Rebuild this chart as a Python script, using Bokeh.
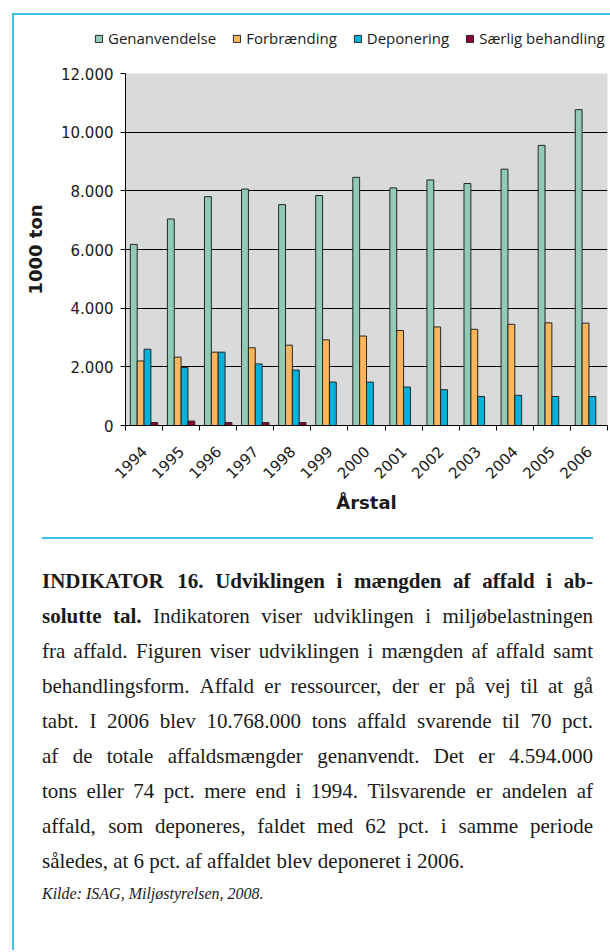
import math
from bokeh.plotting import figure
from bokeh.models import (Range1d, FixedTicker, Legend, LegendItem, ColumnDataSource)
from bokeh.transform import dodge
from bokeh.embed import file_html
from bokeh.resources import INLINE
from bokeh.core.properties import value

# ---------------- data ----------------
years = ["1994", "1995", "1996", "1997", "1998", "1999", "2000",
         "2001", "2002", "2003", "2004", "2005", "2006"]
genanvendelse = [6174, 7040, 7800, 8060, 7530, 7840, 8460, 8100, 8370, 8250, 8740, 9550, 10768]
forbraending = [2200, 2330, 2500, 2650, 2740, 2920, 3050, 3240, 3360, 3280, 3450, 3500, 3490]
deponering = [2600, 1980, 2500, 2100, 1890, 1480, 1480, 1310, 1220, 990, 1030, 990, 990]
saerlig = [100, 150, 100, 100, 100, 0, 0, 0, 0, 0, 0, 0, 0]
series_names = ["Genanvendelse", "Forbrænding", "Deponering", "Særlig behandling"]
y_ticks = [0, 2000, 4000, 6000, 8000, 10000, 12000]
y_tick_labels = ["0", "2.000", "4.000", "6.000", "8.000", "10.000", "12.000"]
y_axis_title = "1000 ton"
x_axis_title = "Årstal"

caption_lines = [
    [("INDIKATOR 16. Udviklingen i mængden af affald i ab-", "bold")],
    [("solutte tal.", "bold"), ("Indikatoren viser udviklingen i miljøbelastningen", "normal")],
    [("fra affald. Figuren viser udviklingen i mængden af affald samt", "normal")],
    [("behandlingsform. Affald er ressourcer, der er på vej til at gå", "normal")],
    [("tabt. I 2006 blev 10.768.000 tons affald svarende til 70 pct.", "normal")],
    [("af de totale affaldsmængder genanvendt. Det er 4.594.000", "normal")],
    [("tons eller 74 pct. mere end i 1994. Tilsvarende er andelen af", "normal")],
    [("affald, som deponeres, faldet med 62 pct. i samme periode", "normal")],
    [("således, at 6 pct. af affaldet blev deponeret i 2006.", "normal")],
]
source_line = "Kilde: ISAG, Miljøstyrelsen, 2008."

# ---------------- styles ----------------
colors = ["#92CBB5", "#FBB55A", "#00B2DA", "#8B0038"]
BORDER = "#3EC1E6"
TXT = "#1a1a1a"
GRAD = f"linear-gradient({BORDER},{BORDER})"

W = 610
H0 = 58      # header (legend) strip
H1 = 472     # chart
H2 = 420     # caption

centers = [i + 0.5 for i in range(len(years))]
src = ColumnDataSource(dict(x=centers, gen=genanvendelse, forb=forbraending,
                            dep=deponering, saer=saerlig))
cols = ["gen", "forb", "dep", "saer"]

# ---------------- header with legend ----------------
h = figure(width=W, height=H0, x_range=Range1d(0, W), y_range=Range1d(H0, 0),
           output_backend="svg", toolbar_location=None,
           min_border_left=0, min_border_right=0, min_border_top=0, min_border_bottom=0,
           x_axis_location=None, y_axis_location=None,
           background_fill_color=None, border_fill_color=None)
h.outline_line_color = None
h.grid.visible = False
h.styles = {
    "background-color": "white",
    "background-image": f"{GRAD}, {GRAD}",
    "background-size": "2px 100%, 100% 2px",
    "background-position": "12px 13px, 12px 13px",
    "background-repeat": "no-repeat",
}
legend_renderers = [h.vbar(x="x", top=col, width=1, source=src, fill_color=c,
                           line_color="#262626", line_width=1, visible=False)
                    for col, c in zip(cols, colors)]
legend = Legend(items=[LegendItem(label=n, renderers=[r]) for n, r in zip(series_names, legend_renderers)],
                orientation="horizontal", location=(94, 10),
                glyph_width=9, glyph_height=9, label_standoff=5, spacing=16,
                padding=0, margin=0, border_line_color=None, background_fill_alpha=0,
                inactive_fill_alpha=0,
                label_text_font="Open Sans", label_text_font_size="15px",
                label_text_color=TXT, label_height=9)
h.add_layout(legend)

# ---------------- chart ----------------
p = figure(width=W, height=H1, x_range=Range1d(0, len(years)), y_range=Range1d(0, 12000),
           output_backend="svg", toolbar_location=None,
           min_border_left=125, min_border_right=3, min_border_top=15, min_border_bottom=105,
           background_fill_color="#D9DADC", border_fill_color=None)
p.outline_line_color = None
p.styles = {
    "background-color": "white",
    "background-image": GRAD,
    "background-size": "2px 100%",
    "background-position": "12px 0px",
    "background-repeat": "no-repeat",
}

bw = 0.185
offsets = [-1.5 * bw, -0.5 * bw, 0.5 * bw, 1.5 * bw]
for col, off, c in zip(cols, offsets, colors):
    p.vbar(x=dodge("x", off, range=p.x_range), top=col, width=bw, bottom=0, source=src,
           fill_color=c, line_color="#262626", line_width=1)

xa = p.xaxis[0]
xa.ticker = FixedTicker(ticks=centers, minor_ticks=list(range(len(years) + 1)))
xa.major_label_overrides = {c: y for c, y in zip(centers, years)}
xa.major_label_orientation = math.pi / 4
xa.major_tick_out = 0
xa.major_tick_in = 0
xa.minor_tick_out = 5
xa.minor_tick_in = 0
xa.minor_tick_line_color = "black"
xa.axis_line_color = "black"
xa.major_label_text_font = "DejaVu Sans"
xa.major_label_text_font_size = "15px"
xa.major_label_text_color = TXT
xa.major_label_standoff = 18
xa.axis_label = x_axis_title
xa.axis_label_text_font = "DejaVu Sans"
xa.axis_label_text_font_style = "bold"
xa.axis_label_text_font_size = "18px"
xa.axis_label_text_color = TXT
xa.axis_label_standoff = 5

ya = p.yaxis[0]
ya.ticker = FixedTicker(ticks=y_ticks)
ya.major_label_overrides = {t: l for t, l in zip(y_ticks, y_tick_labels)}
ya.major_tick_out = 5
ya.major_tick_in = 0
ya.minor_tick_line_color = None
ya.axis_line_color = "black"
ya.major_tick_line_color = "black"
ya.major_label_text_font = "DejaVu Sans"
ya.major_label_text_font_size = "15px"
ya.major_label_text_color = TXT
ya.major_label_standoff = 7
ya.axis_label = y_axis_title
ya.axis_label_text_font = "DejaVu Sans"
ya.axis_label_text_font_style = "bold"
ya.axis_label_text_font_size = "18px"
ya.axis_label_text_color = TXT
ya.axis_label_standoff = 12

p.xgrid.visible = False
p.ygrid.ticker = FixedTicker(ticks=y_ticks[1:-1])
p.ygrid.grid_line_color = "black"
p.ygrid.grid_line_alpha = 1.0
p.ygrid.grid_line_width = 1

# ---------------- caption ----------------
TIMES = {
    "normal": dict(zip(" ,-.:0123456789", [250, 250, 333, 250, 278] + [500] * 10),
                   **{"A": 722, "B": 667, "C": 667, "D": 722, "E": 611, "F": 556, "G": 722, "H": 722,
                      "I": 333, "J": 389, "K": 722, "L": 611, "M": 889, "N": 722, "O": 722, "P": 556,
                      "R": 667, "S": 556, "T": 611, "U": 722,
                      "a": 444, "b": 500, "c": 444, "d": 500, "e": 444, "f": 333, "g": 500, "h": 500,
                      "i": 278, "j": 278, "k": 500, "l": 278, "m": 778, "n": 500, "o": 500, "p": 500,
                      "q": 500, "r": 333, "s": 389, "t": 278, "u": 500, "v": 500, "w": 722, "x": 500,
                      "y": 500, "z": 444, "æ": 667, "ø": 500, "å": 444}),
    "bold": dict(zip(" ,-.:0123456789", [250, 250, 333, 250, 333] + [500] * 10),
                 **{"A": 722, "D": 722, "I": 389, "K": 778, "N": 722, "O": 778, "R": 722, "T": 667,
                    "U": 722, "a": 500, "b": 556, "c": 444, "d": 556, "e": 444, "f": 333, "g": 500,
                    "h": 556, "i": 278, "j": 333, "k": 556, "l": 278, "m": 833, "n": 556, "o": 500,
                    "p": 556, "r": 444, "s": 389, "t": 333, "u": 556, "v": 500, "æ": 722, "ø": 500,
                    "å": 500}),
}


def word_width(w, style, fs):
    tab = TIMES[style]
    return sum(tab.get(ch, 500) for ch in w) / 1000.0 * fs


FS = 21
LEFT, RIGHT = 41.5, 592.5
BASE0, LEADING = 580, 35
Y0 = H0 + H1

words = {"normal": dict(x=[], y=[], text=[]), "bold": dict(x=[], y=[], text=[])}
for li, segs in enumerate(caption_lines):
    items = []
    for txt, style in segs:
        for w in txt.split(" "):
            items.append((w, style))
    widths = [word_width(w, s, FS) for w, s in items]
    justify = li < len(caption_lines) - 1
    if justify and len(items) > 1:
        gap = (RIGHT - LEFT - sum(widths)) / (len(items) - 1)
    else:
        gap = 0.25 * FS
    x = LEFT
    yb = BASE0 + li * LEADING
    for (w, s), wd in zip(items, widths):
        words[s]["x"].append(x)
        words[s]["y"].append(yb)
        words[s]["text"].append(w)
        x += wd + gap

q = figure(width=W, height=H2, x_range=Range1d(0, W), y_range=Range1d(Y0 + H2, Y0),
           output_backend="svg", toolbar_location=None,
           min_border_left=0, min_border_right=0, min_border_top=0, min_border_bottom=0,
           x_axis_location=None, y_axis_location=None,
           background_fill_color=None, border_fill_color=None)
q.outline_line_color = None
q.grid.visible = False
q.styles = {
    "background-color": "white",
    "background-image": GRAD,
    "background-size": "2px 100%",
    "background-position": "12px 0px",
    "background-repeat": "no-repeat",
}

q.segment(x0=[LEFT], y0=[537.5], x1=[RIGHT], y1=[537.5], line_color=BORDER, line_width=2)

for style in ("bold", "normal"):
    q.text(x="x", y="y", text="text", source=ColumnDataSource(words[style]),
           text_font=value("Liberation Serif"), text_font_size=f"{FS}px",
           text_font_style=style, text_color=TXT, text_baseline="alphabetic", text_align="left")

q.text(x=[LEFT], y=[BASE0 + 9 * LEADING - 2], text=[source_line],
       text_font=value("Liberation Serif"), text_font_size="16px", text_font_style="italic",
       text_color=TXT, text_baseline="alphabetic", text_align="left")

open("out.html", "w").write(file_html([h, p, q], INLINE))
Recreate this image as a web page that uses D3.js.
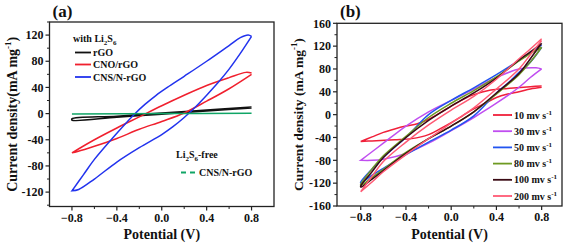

**********

*REQUEST*:
Write out nothing but the lines from the start of the data through the line with "from bokeh.core.properties import value". Leave out the pictures.

*COMPLETE RESPONSE*:
Rebuild this chart as a Python script, using Bokeh.
import math
from bokeh.plotting import figure
from bokeh.models import (Range1d, FixedTicker, Legend, LegendItem, ColumnDataSource)
from bokeh.transform import dodge
from bokeh.embed import file_html
from bokeh.resources import INLINE
from bokeh.core.properties import value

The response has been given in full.